## What is needed
Copy exactly the lines from the one containing "Convert this chart to matplotlib code." through the one containing "ax.plot(id_25, r_25, color='black', lw=1.8)", both included, and nothing else.

## Input records
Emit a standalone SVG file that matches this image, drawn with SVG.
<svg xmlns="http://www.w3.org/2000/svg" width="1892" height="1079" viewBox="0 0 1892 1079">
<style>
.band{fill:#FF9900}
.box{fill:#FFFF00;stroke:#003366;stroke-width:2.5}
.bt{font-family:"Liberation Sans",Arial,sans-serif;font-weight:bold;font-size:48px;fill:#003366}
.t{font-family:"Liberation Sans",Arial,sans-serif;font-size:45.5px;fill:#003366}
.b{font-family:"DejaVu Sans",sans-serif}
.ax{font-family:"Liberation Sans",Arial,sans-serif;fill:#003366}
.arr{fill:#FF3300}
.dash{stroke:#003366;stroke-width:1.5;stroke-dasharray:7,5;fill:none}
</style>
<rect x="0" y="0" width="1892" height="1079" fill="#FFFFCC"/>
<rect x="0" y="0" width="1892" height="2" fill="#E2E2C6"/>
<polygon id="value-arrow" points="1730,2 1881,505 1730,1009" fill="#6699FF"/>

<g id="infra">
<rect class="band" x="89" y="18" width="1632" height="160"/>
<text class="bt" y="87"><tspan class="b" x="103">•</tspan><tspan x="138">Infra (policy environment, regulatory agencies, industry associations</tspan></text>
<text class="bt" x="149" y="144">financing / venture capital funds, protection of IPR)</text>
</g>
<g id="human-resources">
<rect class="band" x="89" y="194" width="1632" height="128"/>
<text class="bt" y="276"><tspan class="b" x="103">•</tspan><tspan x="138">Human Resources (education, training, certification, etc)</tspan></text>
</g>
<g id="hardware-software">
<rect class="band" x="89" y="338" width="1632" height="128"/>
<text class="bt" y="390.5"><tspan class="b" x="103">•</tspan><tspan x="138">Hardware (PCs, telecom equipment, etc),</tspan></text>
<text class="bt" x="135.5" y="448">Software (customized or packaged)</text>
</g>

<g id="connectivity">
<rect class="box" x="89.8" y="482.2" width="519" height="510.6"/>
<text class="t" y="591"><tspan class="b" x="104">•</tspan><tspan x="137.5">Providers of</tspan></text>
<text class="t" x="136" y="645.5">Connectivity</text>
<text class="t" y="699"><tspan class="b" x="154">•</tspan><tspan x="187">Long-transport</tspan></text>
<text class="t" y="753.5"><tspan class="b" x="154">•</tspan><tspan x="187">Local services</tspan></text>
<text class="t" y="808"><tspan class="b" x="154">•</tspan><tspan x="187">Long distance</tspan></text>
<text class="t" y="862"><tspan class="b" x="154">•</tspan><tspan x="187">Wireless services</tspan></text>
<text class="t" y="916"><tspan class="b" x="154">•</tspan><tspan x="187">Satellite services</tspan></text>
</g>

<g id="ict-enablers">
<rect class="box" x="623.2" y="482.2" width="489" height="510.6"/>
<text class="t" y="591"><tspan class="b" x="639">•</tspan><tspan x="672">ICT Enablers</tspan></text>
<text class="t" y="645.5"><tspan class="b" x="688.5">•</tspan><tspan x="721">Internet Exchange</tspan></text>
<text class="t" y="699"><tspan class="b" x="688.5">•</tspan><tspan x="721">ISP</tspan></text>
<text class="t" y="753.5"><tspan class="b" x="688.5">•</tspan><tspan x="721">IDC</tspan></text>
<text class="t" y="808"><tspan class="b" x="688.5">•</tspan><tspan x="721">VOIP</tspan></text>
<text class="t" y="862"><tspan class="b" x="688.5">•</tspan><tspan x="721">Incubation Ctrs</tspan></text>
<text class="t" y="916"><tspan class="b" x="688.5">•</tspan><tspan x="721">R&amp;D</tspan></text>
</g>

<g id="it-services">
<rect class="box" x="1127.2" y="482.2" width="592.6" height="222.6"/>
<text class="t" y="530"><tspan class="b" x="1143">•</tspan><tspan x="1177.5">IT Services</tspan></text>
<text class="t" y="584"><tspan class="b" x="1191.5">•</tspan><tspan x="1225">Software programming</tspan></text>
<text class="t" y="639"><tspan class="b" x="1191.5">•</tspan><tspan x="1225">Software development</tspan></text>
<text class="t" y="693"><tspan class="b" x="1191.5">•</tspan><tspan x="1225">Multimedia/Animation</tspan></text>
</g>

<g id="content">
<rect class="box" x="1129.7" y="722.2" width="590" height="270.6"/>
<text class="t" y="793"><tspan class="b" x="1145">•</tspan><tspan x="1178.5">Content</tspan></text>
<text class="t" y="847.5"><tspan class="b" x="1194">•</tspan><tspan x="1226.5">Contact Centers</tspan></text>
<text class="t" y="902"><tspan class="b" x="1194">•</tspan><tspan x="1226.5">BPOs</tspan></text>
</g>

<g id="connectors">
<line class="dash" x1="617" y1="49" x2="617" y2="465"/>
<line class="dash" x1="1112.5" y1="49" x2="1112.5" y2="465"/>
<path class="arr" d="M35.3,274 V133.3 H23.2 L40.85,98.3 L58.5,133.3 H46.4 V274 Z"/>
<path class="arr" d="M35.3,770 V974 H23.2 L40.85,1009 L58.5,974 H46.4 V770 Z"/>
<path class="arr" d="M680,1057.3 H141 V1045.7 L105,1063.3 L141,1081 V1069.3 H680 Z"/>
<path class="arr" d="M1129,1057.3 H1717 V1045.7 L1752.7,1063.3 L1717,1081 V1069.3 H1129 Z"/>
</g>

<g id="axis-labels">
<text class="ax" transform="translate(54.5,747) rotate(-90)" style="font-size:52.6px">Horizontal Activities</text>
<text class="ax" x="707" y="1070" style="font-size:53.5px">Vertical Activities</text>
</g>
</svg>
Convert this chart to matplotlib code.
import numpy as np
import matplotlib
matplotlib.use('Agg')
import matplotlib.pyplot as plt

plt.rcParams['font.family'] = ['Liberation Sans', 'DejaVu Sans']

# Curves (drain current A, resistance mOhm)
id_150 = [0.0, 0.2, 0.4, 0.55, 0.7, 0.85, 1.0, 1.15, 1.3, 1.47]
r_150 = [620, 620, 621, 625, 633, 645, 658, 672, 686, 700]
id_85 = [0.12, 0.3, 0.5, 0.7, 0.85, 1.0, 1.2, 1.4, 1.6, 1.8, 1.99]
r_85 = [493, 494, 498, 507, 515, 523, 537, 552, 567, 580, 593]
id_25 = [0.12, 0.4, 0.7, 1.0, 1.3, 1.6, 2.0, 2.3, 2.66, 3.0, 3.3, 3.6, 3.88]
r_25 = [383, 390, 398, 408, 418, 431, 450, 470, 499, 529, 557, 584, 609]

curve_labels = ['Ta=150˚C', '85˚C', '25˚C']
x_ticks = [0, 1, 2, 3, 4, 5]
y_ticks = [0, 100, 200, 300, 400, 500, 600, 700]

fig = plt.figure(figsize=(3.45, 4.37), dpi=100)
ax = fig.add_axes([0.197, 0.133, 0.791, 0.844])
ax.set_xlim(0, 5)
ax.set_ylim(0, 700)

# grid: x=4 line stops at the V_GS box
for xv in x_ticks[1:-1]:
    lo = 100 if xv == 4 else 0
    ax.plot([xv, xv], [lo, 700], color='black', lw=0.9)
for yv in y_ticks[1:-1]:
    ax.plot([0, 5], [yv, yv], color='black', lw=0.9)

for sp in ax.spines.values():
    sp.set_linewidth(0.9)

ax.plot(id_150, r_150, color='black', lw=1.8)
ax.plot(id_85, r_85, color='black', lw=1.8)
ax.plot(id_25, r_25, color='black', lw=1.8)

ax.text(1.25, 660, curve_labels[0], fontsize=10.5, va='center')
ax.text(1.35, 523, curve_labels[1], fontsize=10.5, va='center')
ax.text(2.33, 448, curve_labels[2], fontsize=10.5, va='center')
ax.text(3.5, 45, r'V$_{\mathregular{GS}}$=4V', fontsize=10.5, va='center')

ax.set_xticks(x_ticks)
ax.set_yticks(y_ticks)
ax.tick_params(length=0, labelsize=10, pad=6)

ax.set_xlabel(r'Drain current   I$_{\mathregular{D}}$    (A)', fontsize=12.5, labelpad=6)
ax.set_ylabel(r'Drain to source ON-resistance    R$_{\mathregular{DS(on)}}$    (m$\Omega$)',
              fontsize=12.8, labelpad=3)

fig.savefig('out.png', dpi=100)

## Reply
Convert this chart to matplotlib code.
import numpy as np
import matplotlib
matplotlib.use('Agg')
import matplotlib.pyplot as plt

plt.rcParams['font.family'] = ['Liberation Sans', 'DejaVu Sans']

# Curves (drain current A, resistance mOhm)
id_150 = [0.0, 0.2, 0.4, 0.55, 0.7, 0.85, 1.0, 1.15, 1.3, 1.47]
r_150 = [620, 620, 621, 625, 633, 645, 658, 672, 686, 700]
id_85 = [0.12, 0.3, 0.5, 0.7, 0.85, 1.0, 1.2, 1.4, 1.6, 1.8, 1.99]
r_85 = [493, 494, 498, 507, 515, 523, 537, 552, 567, 580, 593]
id_25 = [0.12, 0.4, 0.7, 1.0, 1.3, 1.6, 2.0, 2.3, 2.66, 3.0, 3.3, 3.6, 3.88]
r_25 = [383, 390, 398, 408, 418, 431, 450, 470, 499, 529, 557, 584, 609]

curve_labels = ['Ta=150˚C', '85˚C', '25˚C']
x_ticks = [0, 1, 2, 3, 4, 5]
y_ticks = [0, 100, 200, 300, 400, 500, 600, 700]

fig = plt.figure(figsize=(3.45, 4.37), dpi=100)
ax = fig.add_axes([0.197, 0.133, 0.791, 0.844])
ax.set_xlim(0, 5)
ax.set_ylim(0, 700)

# grid: x=4 line stops at the V_GS box
for xv in x_ticks[1:-1]:
    lo = 100 if xv == 4 else 0
    ax.plot([xv, xv], [lo, 700], color='black', lw=0.9)
for yv in y_ticks[1:-1]:
    ax.plot([0, 5], [yv, yv], color='black', lw=0.9)

for sp in ax.spines.values():
    sp.set_linewidth(0.9)

ax.plot(id_150, r_150, color='black', lw=1.8)
ax.plot(id_85, r_85, color='black', lw=1.8)
ax.plot(id_25, r_25, color='black', lw=1.8)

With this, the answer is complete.